I have no confidence they will be able to support EMV cards. I'm sure they'd like to, but consider that Square hasn't managed to yet and their business / funding / engineering talent is considerably larger than Coin's. There are many, many regulatory issues involved with EMV.

The whole point of chips is they can't be cloned. This whole product works by cloning.

It's probably too strong to say that they can't be cloned, but I don't think the banks would be very happy at all with someone selling chip skimmers to end users. I'm not sure if users should be happy with that either.

There are a variety of theoretical attacks on EMV cards. Some involve compromised reader devices. Some involve ingenious card-like devices that talk wirelessly to a device containging the real card and change some of the data exchange going back and forth. This may allow some transactions to circumvent PIN or other validation but all requires the original, stolen card.

One I just read about (yescard) could allow you to clone a card and could be used (most likely) for a half dozen low-value offline transactions. But it has no keys so can't fool the bank.

You can get a card reader/writer on the open market for about $10. Writeable cards will cost you a little more. Problem is that the card you want to clone isn't going to give up the goods in terms of private keys, PIN validation data etc, so like the yescard, it's going to be of very limited use.

It's not too strong to say that - they've been used for many years, there are decent financial incentives for organized crime to clone the cards, but the industry hasn't seen any "chip skimmer" yet.

I think you're going to have a very hard time cloning them. Security researchers have worked on this for years, while the card manufacturers have learnt from their mistakes and adapted.

I can't wait until version 2.0 comes out and they send you a padded envelope in which you're supposed to ship to them all your chip and pin cards so they can clone them into your device.

Wow, this is a huge red flag to me that I missed the first time I looked at the site. There is absolutely no way they're going to be able to support cloning EMV cards.
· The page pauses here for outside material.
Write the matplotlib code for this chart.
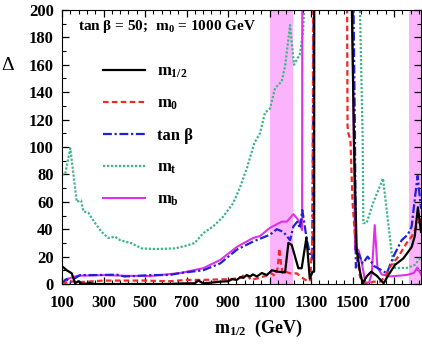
import matplotlib
matplotlib.use('Agg')
import matplotlib.pyplot as plt
from matplotlib.ticker import MultipleLocator

plt.rcParams['font.family'] = 'Liberation Serif'
plt.rcParams['font.weight'] = 'bold'
plt.rcParams['mathtext.fontset'] = 'custom'
plt.rcParams['mathtext.rm'] = 'Liberation Serif:bold'
plt.rcParams['mathtext.it'] = 'Liberation Serif:bold'
plt.rcParams['mathtext.bf'] = 'Liberation Serif:bold'

# values above 200 are off the top of the chart
m_half_x = [100, 123, 147, 163, 179, 195, 215, 235, 260, 400, 600, 700, 740, 757, 780, 820, 862, 900,
            920, 942, 960, 974, 990, 1006, 1020, 1039, 1063, 1087, 1111, 1140, 1175, 1191, 1207, 1239,
            1255, 1278, 1294, 1308, 1315, 1316, 1497, 1507, 1520, 1536, 1549, 1568, 1590, 1617, 1650,
            1673, 1705, 1745, 1761, 1785, 1800, 1815, 1830]
m_half_y = [13, 10, 7.8, 0.5, 2, 0, 0.3, 0.7, 0, 0, 0, 0.5, 0.5, 2.5, 0.5, 1, 1.7, 2,
            3.5, 3, 5, 4.5, 6.5, 5.5, 7, 5.5, 8, 6.5, 10, 9, 8.5, 30, 28.5, 11.5,
            11.5, 34, 4, 9, 9, 400, 200, 105, 25, 9, 0.5, 5.5, 9, 6, 0.5,
            6.6, 14, 18.7, 22, 27, 35, 56, 38]

m0_x = [100, 120, 140, 170, 200, 300, 400, 500, 620, 700, 780, 900, 942, 965, 980, 995, 1011, 1039,
        1083, 1107, 1125, 1140, 1147, 1155, 1163, 1175, 1199, 1231, 1263, 1287, 1296, 1304, 1308, 1312,
        1472, 1474, 1476, 1480, 1490, 1500, 1512, 1520, 1536, 1552, 1576, 1600, 1633, 1657, 1681,
        1721, 1761, 1785, 1809, 1830]
m0_y = [0, 1, 2, 1.5, 1.5, 2.5, 2.5, 2.5, 2, 3, 3, 3.5, 4, 5, 7, 6, 3, 4,
        6, 8, 6, 12, 26, 15, 8, 9, 7.8, 7.8, 4, 1.7, 3, 25, 32, 400,
        400, 200, 115, 110, 105, 60, 35, 25, 5.3, 0.5, 0, 1.7, 1.7, 5.3, 12.6,
        20, 30, 34.6, 42, 48]

tanb_x = [100, 115, 123, 139, 160, 187, 250, 364, 400, 450, 524, 620, 669, 780, 862, 942, 1021, 1054,
          1102, 1135, 1167, 1199, 1215, 1234, 1247, 1258, 1280, 1296, 1306, 1320, 1505, 1512, 1516,
          1530, 1549, 1573, 1605, 1641, 1665, 1697, 1737, 1766, 1785, 1800, 1814, 1830]
tanb_y = [0, 3, 3.6, 1, 4, 6.5, 6.5, 6.8, 5.5, 5.8, 6.5, 6.6, 8, 10, 15, 25, 31, 33,
          36, 40, 38, 32, 42, 45.5, 40.6, 54, 32, 21, 18, 400, 200, 105, 12,
          22, 15, 20, 13, 10, 7.8, 20, 32, 36, 42, 62, 79, 55]

mt_x = [100, 115, 140, 171, 192, 203, 227, 259, 291, 323, 355, 380, 436, 484, 548, 645, 700, 740,
        780, 828, 876, 925, 959, 992, 1027, 1054, 1078, 1102, 1127, 1159, 1175, 1199, 1218, 1247,
        1262, 1268, 1300, 1500, 1536, 1549, 1552, 1568, 1599, 1647, 1689, 1705, 1761, 1801, 1830]
mt_y = [80, 80, 99, 60, 61, 53, 52, 44.5, 38, 33.6, 34.5, 32, 29.7, 26, 25.5, 26, 28, 30,
        37, 42, 49, 59, 71, 85, 103, 110, 125, 128, 143, 148, 159, 189, 160, 168,
        185, 205, 400, 400, 200, 105, 44.5, 44.5, 59, 77, 22.6, 11.7, 11.7, 14, 20]

mb_x = [100, 130, 175, 300, 400, 524, 669, 780, 862, 942, 1021, 1054, 1102, 1159, 1183, 1215, 1239,
        1257, 1259, 1497, 1499, 1512, 1528, 1544, 1562, 1580, 1593, 1607, 1620, 1641, 1681, 1761,
        1795, 1813, 1830]
mb_y = [0.5, 4, 6, 6.5, 6, 5.8, 8, 11.5, 17.5, 27, 33.6, 35, 41, 45.5, 45.5, 51, 46.7,
        39.4, 400, 400, 200, 25, 25, 16, 1, 1, 8, 43, 12, 7, 5.5, 6.6,
        8, 12, 7]

bands = [(1102, 1213), (1773, 1830)]
xticks = [100, 300, 500, 700, 900, 1100, 1300, 1500, 1700]

fig = plt.figure(figsize=(4.22, 3.46), dpi=100)
ax = fig.add_axes([62/422, 1-284/346, 359/422, 274/346])

for lo, hi in bands:
    ax.axvspan(lo, hi, color='#fbb4fb', lw=0, zorder=0)

ax.plot(mt_x, mt_y, color='#3fb488', lw=1.6, ls=(0, (1, 0.8)), label=r'$\mathbf{m_t}$')
ax.plot(mb_x, mb_y, color='#e030e8', lw=1.5, label=r'$\mathbf{m_b}$')
ax.plot(tanb_x, tanb_y, color='#2020d8', lw=1.6, ls=(0, (4, 1.2, 1, 1.2)), label='tan β')
ax.plot(m0_x, m0_y, color='#f02828', lw=1.6, ls=(0, (2.5, 1.5)), label=r'$\mathbf{m_0}$')
ax.plot(m_half_x, m_half_y, color='black', lw=1.6, label=r'$\mathbf{m_{1/2}}$')

ax.set_xlim(100, 1830)
ax.set_ylim(0, 200)
ax.set_xticks(xticks)
ax.xaxis.set_minor_locator(MultipleLocator(40, offset=20))
ax.yaxis.set_major_locator(MultipleLocator(20))
ax.yaxis.set_minor_locator(MultipleLocator(10))
ax.tick_params(which='both', direction='in', top=True, right=True, labelsize=12)
ax.tick_params(axis='x', pad=8)
ax.tick_params(axis='y', pad=6)
ax.tick_params(which='major', length=5, width=0.9)
ax.tick_params(which='minor', length=3, width=0.8)

h, l = ax.get_legend_handles_labels()
order = [4, 3, 2, 0, 1]
ax.legend([h[i] for i in order], [l[i] for i in order], loc='upper left',
          bbox_to_anchor=(0.115, 0.805), frameon=False, fontsize=12,
          handlelength=2.5, handletextpad=0.75, labelspacing=0.95,
          borderpad=0, borderaxespad=0)

ax.text(0.045, 0.938, r'tan β = 50;  $\mathbf{m_0}$ = 1000 GeV', transform=ax.transAxes,
        fontsize=11, va='center', ha='left')

fig.text(8/422, 1-65/346, 'Δ', fontsize=14, fontweight='normal', ha='center', va='center')
fig.text(258/422, 1-328/346, r'$\mathbf{m_{1/2}}$  (GeV)', fontsize=13, ha='center', va='center')

fig.savefig('out.png', dpi=100)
Maybe they mean something else, that the'll support EMV in coin so long as the data comes from somewhere else (eg the card issues partner with them). But without stating more details it's very misleading.

Consider this: The incentive for the banks in using chip and pin cards is that they are supposed to be near impossible to clone, and thus there is a "liability inversion": Unlike with mag-stripe + signature cards, with EMV cards, the assumption is that if the pin was used, the customer is liable. With some exceptions.

Couple that with massively reduced fraud.

Now, if they allow a method for cloning these cards, both of those go out the window: Criminals will just attack the weakest point, which is going to be whatever mechanism Coin would use to allow cards to get added to their device.

As for the US market: Consider that pretty much all large US banks have committed to start rolling out EMV cards (though many will roll out chip + signature rather than chip + pin, which seems the height of stupidity)

I don't work for Coin and I don't have any idea if they can pull off chip card support or not. I simply said that they claim it's under development.